Letter Slot
The Shivers Collection • Book 5
by Owen King
Why You'll Love This
A letter dropped into an abandoned house gets a reply — and the deal it offers is exactly twisted enough to accept.
- Great if you want: a tight Faustian tale with genuine moral unease
- The experience: dread builds quietly, then lands hard in one sitting
- The writing: King keeps the horror grounded in mundane, aching desperation
- Skip if: 45 pages feels too brief for the price
About This Book
There are bargains, and then there are bargains you can't undo. In Letter Slot, a teenager desperate to save his ailing mother slips a letter through the mail slot of an abandoned house—and receives an answer. The deal offered sounds almost reasonable: good fortune, in exchange for someone he hates. Easy enough, surely. But Owen King is interested in what desperation costs us beyond the obvious price, and the story's quiet dread comes not from monsters or violence but from the moment a person discovers exactly how much of themselves they're willing to trade away.
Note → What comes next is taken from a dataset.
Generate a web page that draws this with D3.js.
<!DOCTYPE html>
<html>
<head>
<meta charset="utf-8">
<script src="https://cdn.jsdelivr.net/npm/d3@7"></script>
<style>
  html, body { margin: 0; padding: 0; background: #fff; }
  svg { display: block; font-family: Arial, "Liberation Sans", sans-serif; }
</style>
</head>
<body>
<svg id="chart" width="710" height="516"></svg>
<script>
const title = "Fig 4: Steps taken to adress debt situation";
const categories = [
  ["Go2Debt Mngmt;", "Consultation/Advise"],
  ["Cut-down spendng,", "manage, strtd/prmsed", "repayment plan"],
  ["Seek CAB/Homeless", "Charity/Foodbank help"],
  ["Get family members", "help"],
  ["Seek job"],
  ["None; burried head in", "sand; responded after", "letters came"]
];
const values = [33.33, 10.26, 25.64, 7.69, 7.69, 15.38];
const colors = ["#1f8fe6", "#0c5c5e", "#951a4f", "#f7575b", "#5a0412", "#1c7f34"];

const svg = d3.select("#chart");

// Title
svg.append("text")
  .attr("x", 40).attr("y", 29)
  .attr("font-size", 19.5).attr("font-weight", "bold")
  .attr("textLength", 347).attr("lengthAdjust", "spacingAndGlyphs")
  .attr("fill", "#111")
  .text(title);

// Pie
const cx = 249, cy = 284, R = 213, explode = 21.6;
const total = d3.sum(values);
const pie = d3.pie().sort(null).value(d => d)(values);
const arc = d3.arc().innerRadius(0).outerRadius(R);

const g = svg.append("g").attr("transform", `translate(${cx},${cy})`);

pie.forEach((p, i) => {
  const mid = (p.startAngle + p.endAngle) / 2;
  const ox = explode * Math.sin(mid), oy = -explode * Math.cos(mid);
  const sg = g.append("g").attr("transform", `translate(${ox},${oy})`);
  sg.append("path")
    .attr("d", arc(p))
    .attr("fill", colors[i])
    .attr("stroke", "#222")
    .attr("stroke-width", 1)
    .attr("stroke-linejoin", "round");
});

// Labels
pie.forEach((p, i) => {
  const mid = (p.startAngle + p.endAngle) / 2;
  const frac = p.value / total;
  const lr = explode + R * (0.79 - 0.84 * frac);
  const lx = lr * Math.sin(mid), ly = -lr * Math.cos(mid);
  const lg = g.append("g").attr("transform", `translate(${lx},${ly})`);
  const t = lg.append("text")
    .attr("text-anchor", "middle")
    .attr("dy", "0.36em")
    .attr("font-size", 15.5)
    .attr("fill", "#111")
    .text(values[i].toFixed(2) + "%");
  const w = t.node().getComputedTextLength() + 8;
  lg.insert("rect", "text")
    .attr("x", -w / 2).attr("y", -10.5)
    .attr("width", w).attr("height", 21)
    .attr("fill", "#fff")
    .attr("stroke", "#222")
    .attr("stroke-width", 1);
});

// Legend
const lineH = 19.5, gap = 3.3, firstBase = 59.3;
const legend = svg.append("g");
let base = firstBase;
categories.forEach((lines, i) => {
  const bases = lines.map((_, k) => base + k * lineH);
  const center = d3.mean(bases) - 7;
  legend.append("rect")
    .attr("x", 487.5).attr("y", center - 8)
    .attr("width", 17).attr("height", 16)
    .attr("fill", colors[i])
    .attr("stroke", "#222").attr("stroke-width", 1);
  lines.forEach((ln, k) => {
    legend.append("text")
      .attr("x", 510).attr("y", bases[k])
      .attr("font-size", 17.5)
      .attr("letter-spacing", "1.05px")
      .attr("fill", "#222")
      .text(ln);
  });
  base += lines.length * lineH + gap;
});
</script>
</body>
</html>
At forty-five pages, Letter Slot is a study in compression—every sentence pulls weight, and King's prose has the unhurried confidence of a writer who knows precisely when to linger and when to let silence do the work. The story reads like a fable told by someone who doesn't believe in clean lessons, morally unresolved in the best possible way. It's the kind of short fiction that settles into you after the final page, leaving you turning the logic of its ending over long after you've set it down.